Some vivid memories with valuable lessons were:

  • Sally’s family was my favorite. Good people – warm, friendly, always made me feel comfortable. Mealtimes at her house were just like the family TV shows we watched back then.
  • Marsha’s mother drove me crazy. She always wanted to be our pal. She giggled with us and asked way too many questions. None of her business! Felt yucky… aka inappropriate boundaries
  • Betsy’s mother had a serious drinking problem. That was embarrassing. Poor Betsy. We felt sorry for her.
  • Fran’s mother was mean to her. She was also a terrible driver. You didn’t want to be in her car.
  • I really liked Judy’s father because he helped me tell my parents that I wrecked the car. He also told my parents that he found a cheap door to replace the wrecked one. He was great!
  • There was only one stepfamily in the group. Nice people who were doing just fine… so it seemed from the outside. (What did we know back then?)

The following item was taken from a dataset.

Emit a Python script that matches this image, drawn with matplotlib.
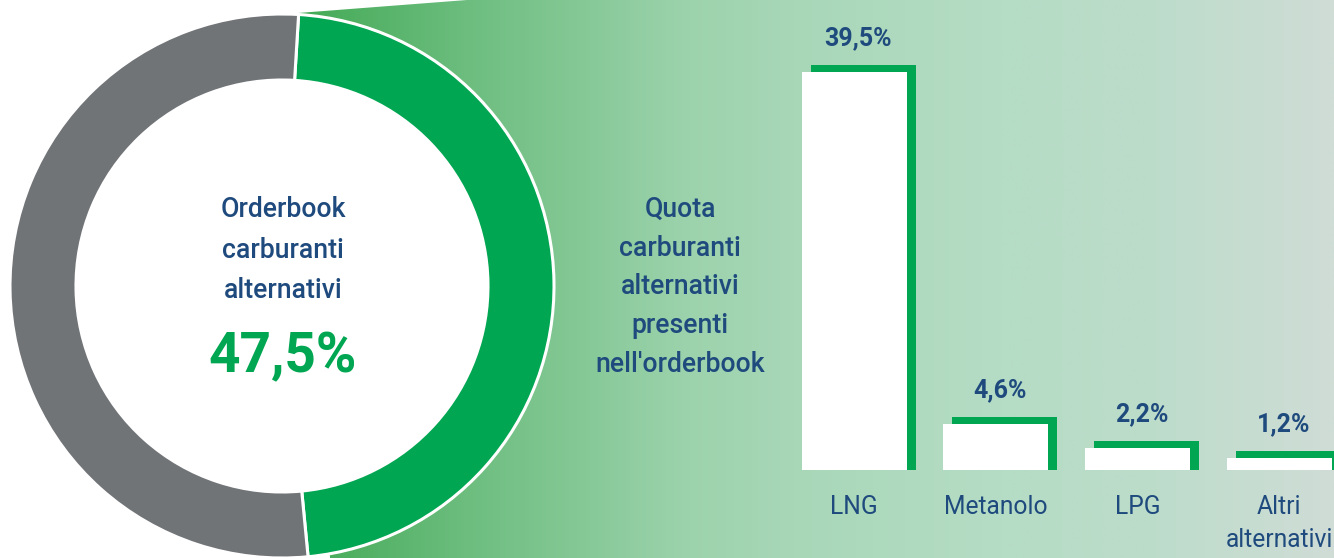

As I said… this was a very long time ago. We were sheltered, young and naïve.

It’s a different culture today. Regardless of culture, the truth is that today’s stories form tomorrow’s memories.

What will your kids and their friends say about you and your family at their class reunions? What stories will they tell? Think about both the good… and the not so good. You can then talk about it as a stepcouple, if it’s appropriate.

(Names and details in this story have been changed to protect privacy.)